- The request -
Count every line that holds the string "this", and report the number alone.

● ● ●

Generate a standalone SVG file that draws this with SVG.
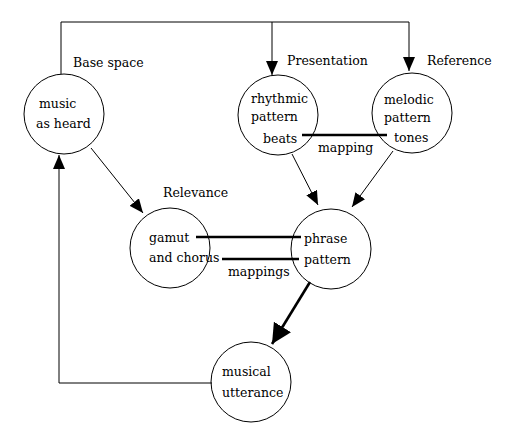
<svg xmlns="http://www.w3.org/2000/svg" width="510" height="437" viewBox="0 0 510 437">
<style>
.n{fill:#fff;stroke:#000;stroke-width:1}
text{font-family:"DejaVu Serif","Liberation Serif",serif;font-size:12.5px;fill:#000}
.c{fill:none;stroke:#000;stroke-width:1}
.m{fill:none;stroke:#000;stroke-width:2.6}
.t{fill:none;stroke:#000;stroke-width:2.6}
</style>
<defs>
<marker id="a" viewBox="0 0 14 12" refX="14" refY="6" markerWidth="14" markerHeight="12" markerUnits="userSpaceOnUse" orient="auto"><path d="M0,0 L14,6 L0,12 z" fill="#000"/></marker>
<marker id="b" viewBox="0 0 20 20" refX="20" refY="10" markerWidth="20" markerHeight="20" markerUnits="userSpaceOnUse" orient="auto"><path d="M0,0 L20,10 L0,20 z" fill="#000"/></marker>
</defs>
<g id="music-as-heard">
<circle class="n" cx="64" cy="114" r="40"/>
<text x="39" y="108">music</text>
<text x="36" y="128">as heard</text>
</g>
<g id="rhythmic-pattern">
<circle class="n" cx="278" cy="115" r="40"/>
<text x="251" y="103">rhythmic</text>
<text x="251" y="121">pattern</text>
<text x="263" y="143">beats</text>
</g>
<g id="melodic-pattern">
<circle class="n" cx="412" cy="113" r="40"/>
<text x="384" y="104">melodic</text>
<text x="384" y="122">pattern</text>
<text x="394" y="142">tones</text>
</g>
<g id="gamut-and-chorus">
<circle class="n" cx="170" cy="248" r="40"/>
<text x="149" y="242">gamut</text>
<text x="149" y="262">and chorus</text>
</g>
<g id="phrase-pattern">
<circle class="n" cx="331" cy="249" r="40"/>
<text x="304" y="243">phrase</text>
<text x="304" y="264">pattern</text>
</g>
<g id="musical-utterance">
<circle class="n" cx="251" cy="382" r="40"/>
<text x="222" y="376">musical</text>
<text x="222" y="397">utterance</text>
</g>
<g id="connectors">
<polyline class="c" points="61,74 61,22 409,22 409,71" marker-end="url(#a)"/>
<line class="c" x1="272" y1="22" x2="272" y2="75" marker-end="url(#a)"/>
<line class="c" x1="91" y1="148" x2="143" y2="213" marker-end="url(#a)"/>
<line class="c" x1="292" y1="154" x2="318" y2="205" marker-end="url(#a)"/>
<line class="c" x1="393" y1="151" x2="352" y2="207" marker-end="url(#a)"/>
<line class="t" x1="310" y1="282" x2="272" y2="344" marker-end="url(#b)"/>
<polyline class="c" points="212,383 59,383 59,155" marker-end="url(#a)"/>
<line class="m" x1="302" y1="135" x2="387" y2="135"/>
<line class="m" x1="196" y1="237" x2="301" y2="237"/>
<line class="m" x1="222" y1="259" x2="299" y2="259"/>
</g>
<g id="labels">
<text x="73" y="67">Base space</text>
<text x="287" y="65">Presentation</text>
<text x="427" y="65">Reference</text>
<text x="163" y="197">Relevance</text>
<text x="318" y="152">mapping</text>
<text x="228" y="276">mappings</text>
</g>
</svg>
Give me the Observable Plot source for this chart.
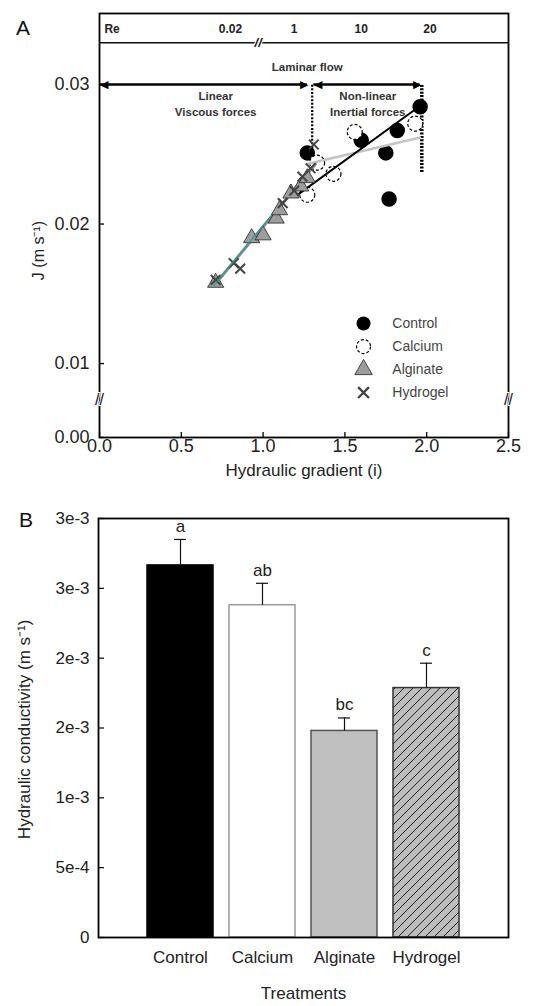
<!DOCTYPE html>
<html><head><meta charset="utf-8">
<script src="https://cdn.jsdelivr.net/npm/d3@7"></script>
<script src="https://cdn.jsdelivr.net/npm/@observablehq/plot@0.6"></script>
<style>
body{margin:0;background:#fff;font-family:"Liberation Sans",Arial,sans-serif;}
#wrap{position:relative;width:538px;height:1006px;overflow:hidden;}
#wrap svg{display:block;}
.lab{position:absolute;font-size:21px;color:#111;font-family:"Liberation Sans",Arial,sans-serif;}
</style></head><body>
<div id="wrap"></div>
<script>
// ---------- Panel A data ----------
const controlX = [1.27, 1.60, 1.82, 1.96, 1.75, 1.77];
const controlJ = [0.0251, 0.0260, 0.0267, 0.0284, 0.0251, 0.0218];
const calciumX = [1.27, 1.43, 1.56, 1.93, 1.33];
const calciumJ = [0.0221, 0.0236, 0.0266, 0.0272, 0.0244];
const alginateX = [0.71, 0.93, 1.00, 1.08, 1.10, 1.17, 1.23, 1.27];
const alginateJ = [0.0158, 0.0190, 0.0192, 0.0204, 0.0210, 0.0222, 0.0227, 0.0233];
const hydrogelX = [0.71, 0.82, 0.86, 1.12, 1.19, 1.24, 1.29, 1.31];
const hydrogelJ = [0.0160, 0.0172, 0.0168, 0.0215, 0.0224, 0.0234, 0.0240, 0.0257];
// fitted lines (end points)
const fitControlX = [1.20, 1.94], fitControlJ = [0.0220, 0.0283];
const fitNonlinX = [1.27, 1.96], fitNonlinJ = [0.0243, 0.0262];
const fitLinearX = [0.70, 1.32], fitLinearJ = [0.0156, 0.0243];
const fitTealX = [0.70, 1.05], fitTealJ = [0.0156, 0.0206];
// Reynolds numbers along the top band
const reLabels = ["0.02", "1", "10", "20"];
const reAt = [0.80, 1.19, 1.60, 2.02];
// regime limits
const viscousRange = [0.0, 1.27];
const inertialRange = [1.31, 1.96];
const linearLimit = 1.30, nonlinearLimit = 1.97;
// axes
const xTicksA = [0, 0.5, 1.0, 1.5, 2.0, 2.5];
const xTickLabelsA = ["0.0", "0.5", "1.0", "1.5", "2.0", "2.5"];
const yTicksA = [0, 0.01, 0.02, 0.03];
const yTickLabelsA = ["0.00", "0.01", "0.02", "0.03"];
const seriesNames = ["Control", "Calcium", "Alginate", "Hydrogel"];

// ---------- Panel B data ----------
const treatments = ["Control", "Calcium", "Alginate", "Hydrogel"];
const conductivity = [0.002664, 0.002379, 0.001479, 0.001786];
const stdError = [0.000186, 0.000157, 0.000093, 0.000178];
const letters = ["a", "ab", "bc", "c"];
const yTicksB = [0, 0.0005, 0.001, 0.0015, 0.002, 0.0025, 0.003];
const yTickLabelsB = ["0", "5e-4", "1e-3", "2e-3", "2e-3", "3e-3", "3e-3"];

const font = "'Liberation Sans', Arial, sans-serif";
const pts = (xs, ys) => xs.map((x, i) => ({x, y: ys[i]}));

// ---------- Panel A ----------
// broken y axis: the segment 0 .. 0.0074 is squeezed, so 0 is drawn at the axis floor
const yFloor = 0.0047, yTop = 0.03509, yBreak = 0.0074;
const brk = v => (v === 0 ? yFloor : v);
const legendX = 1.614, legendTextX = 1.79;
const legendJ = [0.01287, 0.01122, 0.00957, 0.00792];
const frameWA = 538 - 99 - 30, frameHA = 480 - 13 - 43;

const plotA = Plot.plot({
  width: 538, height: 480,
  marginLeft: 99, marginRight: 30, marginTop: 13, marginBottom: 43,
  style: {fontFamily: font, fontSize: "14px", color: "#222", background: "white", overflow: "visible"},
  x: {domain: [0, 2.5]},
  y: {domain: [yFloor, yTop]},
  marks: [
    Plot.ruleY([0.033], {stroke: "#111", strokeWidth: 1.5}),
    Plot.text(["Re"], {x: [0.03], y: [0.03394], textAnchor: "start", fontWeight: "bold", fontSize: 12, fill: "#222"}),
    Plot.text(reLabels, {x: reAt, y: 0.03394, fontWeight: "bold", fontSize: 12, fill: "#222"}),
    Plot.text(["//"], {x: [0.97], y: [0.033], fontWeight: "bold", fontSize: 13, fill: "#111", stroke: "white", strokeWidth: 2, fontStyle: "italic"}),
    Plot.text(["Laminar flow"], {x: [1.27], y: [0.03122], fontWeight: "bold", fontSize: 11.5, fill: "#333"}),
    Plot.text(["Linear\nViscous forces"], {x: [0.71], y: [0.0287], fontWeight: "bold", fontSize: 11.5, fill: "#333", lineHeight: 1.4}),
    Plot.text(["Non-linear\nInertial forces"], {x: [1.64], y: [0.0287], fontWeight: "bold", fontSize: 11.5, fill: "#333", lineHeight: 1.4}),
    // regime arrows
    Plot.ruleY([0.03], {x1: viscousRange[0], x2: viscousRange[1], stroke: "#000", strokeWidth: 2.5}),
    Plot.ruleY([0.03], {x1: inertialRange[0], x2: inertialRange[1], stroke: "#000", strokeWidth: 2.5}),
    Plot.text(["◀", "◀"], {x: [viscousRange[0], inertialRange[0]], y: 0.03, textAnchor: "start", fontSize: 11, fill: "#000", dx: 0}),
    Plot.text(["▶", "▶"], {x: [viscousRange[1], inertialRange[1]], y: 0.03, textAnchor: "end", fontSize: 11, fill: "#000", dx: 1}),
    Plot.ruleX([linearLimit], {y1: 0.0249, y2: 0.03, stroke: "#000", strokeWidth: 2.2, strokeDasharray: "2,1.6"}),
    Plot.ruleX([nonlinearLimit], {y1: 0.0237, y2: 0.03, stroke: "#000", strokeWidth: 3.5, strokeDasharray: "2,1.4"}),
    // data
    Plot.dot(pts(controlX, controlJ), {x: "x", y: "y", r: 7, fill: "#000", stroke: "#000"}),
    Plot.dot(pts(calciumX, calciumJ), {x: "x", y: "y", r: 7.5, fill: "white", stroke: "#000", strokeWidth: 1.2, strokeDasharray: "3,2"}),
    Plot.line(pts(fitNonlinX, fitNonlinJ), {x: "x", y: "y", stroke: "#c4c4c4", strokeWidth: 2.5}),
    Plot.line(pts(fitControlX, fitControlJ), {x: "x", y: "y", stroke: "#000", strokeWidth: 2}),
    Plot.line(pts(fitLinearX, fitLinearJ), {x: "x", y: "y", stroke: "#8c8c8c", strokeWidth: 3}),
    Plot.dot(pts(alginateX, alginateJ), {x: "x", y: "y", symbol: "triangle", r: 6, fill: "#9d9d9d", stroke: "#222", strokeWidth: 0.8}),
    Plot.dot(pts(hydrogelX, hydrogelJ), {x: "x", y: "y", symbol: "times", r: 4.5, stroke: "#444", strokeWidth: 2}),
    Plot.line(pts(fitTealX, fitTealJ), {x: "x", y: "y", stroke: "#2a9b9b", strokeWidth: 1.2}),
    // legend
    Plot.dot([0], {x: legendX, y: legendJ[0], r: 7, fill: "#000"}),
    Plot.dot([0], {x: legendX, y: legendJ[1], r: 7, fill: "white", stroke: "#000", strokeWidth: 1.2, strokeDasharray: "3,2"}),
    Plot.dot([0], {x: legendX, y: legendJ[2], r: 6.5, symbol: "triangle", fill: "#9d9d9d", stroke: "#222", strokeWidth: 0.8}),
    Plot.dot([0], {x: legendX, y: legendJ[3], r: 5, symbol: "times", stroke: "#444", strokeWidth: 2.4}),
    Plot.text(seriesNames, {x: legendTextX, y: legendJ, textAnchor: "start", fontSize: 14, fill: "#444"}),
    // axes (inward tick marks)
    Plot.tickX(xTicksA, {x: d => d, insetTop: frameHA - 5, stroke: "#000", strokeWidth: 1.3}),
    Plot.tickY(yTicksA, {y: d => brk(d), insetRight: frameWA - 5, stroke: "#000", strokeWidth: 1.3}),
    Plot.axisX({ticks: xTicksA, tickFormat: (d, i) => xTickLabelsA[i], tickSize: 0, tickPadding: 2, fontSize: 18,
      label: "Hydraulic gradient (i)", labelAnchor: "center", labelOffset: 38, labelArrow: "none"}),
    Plot.axisY(yTicksA.map(brk), {tickFormat: (d, i) => yTickLabelsA[i], tickSize: 0, tickPadding: 10, fontSize: 18, label: null}),
    Plot.text(["J (m s⁻¹)"], {frameAnchor: "left", y: [0.0181], dx: -61, rotate: -90, textAnchor: "middle", fontSize: 16, fill: "#222"}),
    Plot.frame({stroke: "#000", strokeWidth: 1.8}),
    // axis breaks
    Plot.text(["//"], {frameAnchor: "left", y: [yBreak], textAnchor: "middle", fontSize: 16, fill: "#111", stroke: "white", strokeWidth: 2}),
    Plot.text(["//"], {frameAnchor: "right", y: [yBreak], textAnchor: "middle", fontSize: 16, fill: "#111", stroke: "white", strokeWidth: 2})
  ]
});
// x-axis title font size
plotA.querySelectorAll("[aria-label='x-axis label'] text, [aria-label='x-axis label']").forEach(n => n.setAttribute("font-size", "17"));

// ---------- Panel B ----------
const tableB = treatments.map((t, i) => ({t, v: conductivity[i], se: stdError[i], letter: letters[i]}));
const barFill = {Control: "#000", Calcium: "#fff", Alginate: "#c0c0c0", Hydrogel: "url(#hatch)"};
const barStroke = {Control: "#000", Calcium: "#9a9a9a", Alginate: "#555", Hydrogel: "#333"};
const frameWB = 538 - 98 - 30;

const plotB = Plot.plot({
  width: 538, height: 526,
  marginLeft: 98, marginRight: 30, marginTop: 38, marginBottom: 69,
  style: {fontFamily: font, fontSize: "14px", color: "#222", background: "white", overflow: "visible"},
  x: {domain: treatments, paddingInner: 0.2, paddingOuter: 0.6},
  y: {domain: [0, 0.003]},
  color: {type: "identity"},
  marks: [
    Plot.barY(tableB, {x: "t", y: "v", fill: d => barFill[d.t], stroke: d => barStroke[d.t], strokeWidth: 1.5}),
    Plot.ruleX(tableB, {x: "t", y1: "v", y2: d => d.v + d.se, stroke: "#111", strokeWidth: 1.2}),
    Plot.tickY(tableB, {x: "t", y: d => d.v + d.se, stroke: "#111", strokeWidth: 1.2, insetLeft: 27, insetRight: 27}),
    Plot.text(tableB, {x: "t", y: d => d.v + d.se, text: "letter", dy: -13, fontSize: 17, fill: "#222"}),
    Plot.tickY(yTicksB, {y: d => d, insetRight: frameWB - 6, stroke: "#000", strokeWidth: 1.2}),
    Plot.axisY({ticks: yTicksB, tickFormat: (d, i) => yTickLabelsB[i], tickSize: 0, tickPadding: 9, fontSize: 17, label: null}),
    Plot.axisX({tickSize: 0, tickPadding: 13, fontSize: 17, label: "Treatments", labelAnchor: "center", labelOffset: 61, labelArrow: "none"}),
    Plot.text(["Hydraulic conductivity (m s⁻¹)"], {frameAnchor: "left", y: [0.00149], dx: -74, rotate: -90, textAnchor: "middle", fontSize: 17, fill: "#222"}),
    Plot.frame({stroke: "#000", strokeWidth: 1.8})
  ]
});
plotB.querySelectorAll("[aria-label='x-axis label'] text, [aria-label='x-axis label']").forEach(n => n.setAttribute("font-size", "17"));

// hatch pattern for the hydrogel bar
const ns = "http://www.w3.org/2000/svg";
const defs = document.createElementNS(ns, "defs");
defs.innerHTML = '<pattern id="hatch" patternUnits="userSpaceOnUse" width="9" height="9">' +
  '<rect width="9" height="9" fill="#bdbdbd"/>' +
  '<path d="M-2,2 L2,-2 M0,9 L9,0 M7,11 L11,7" stroke="#222" stroke-width="1"/></pattern>';
plotB.prepend(defs);

const wrap = document.getElementById("wrap");
wrap.append(plotA, plotB);
const la = document.createElement("div"); la.className = "lab"; la.style.left = "16px"; la.style.top = "16px"; la.textContent = "A";
const lb = document.createElement("div"); lb.className = "lab"; lb.style.left = "19px"; lb.style.top = "508px"; lb.textContent = "B";
wrap.append(la, lb);
</script>
</body></html>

● ● ●

- Exercise response -
2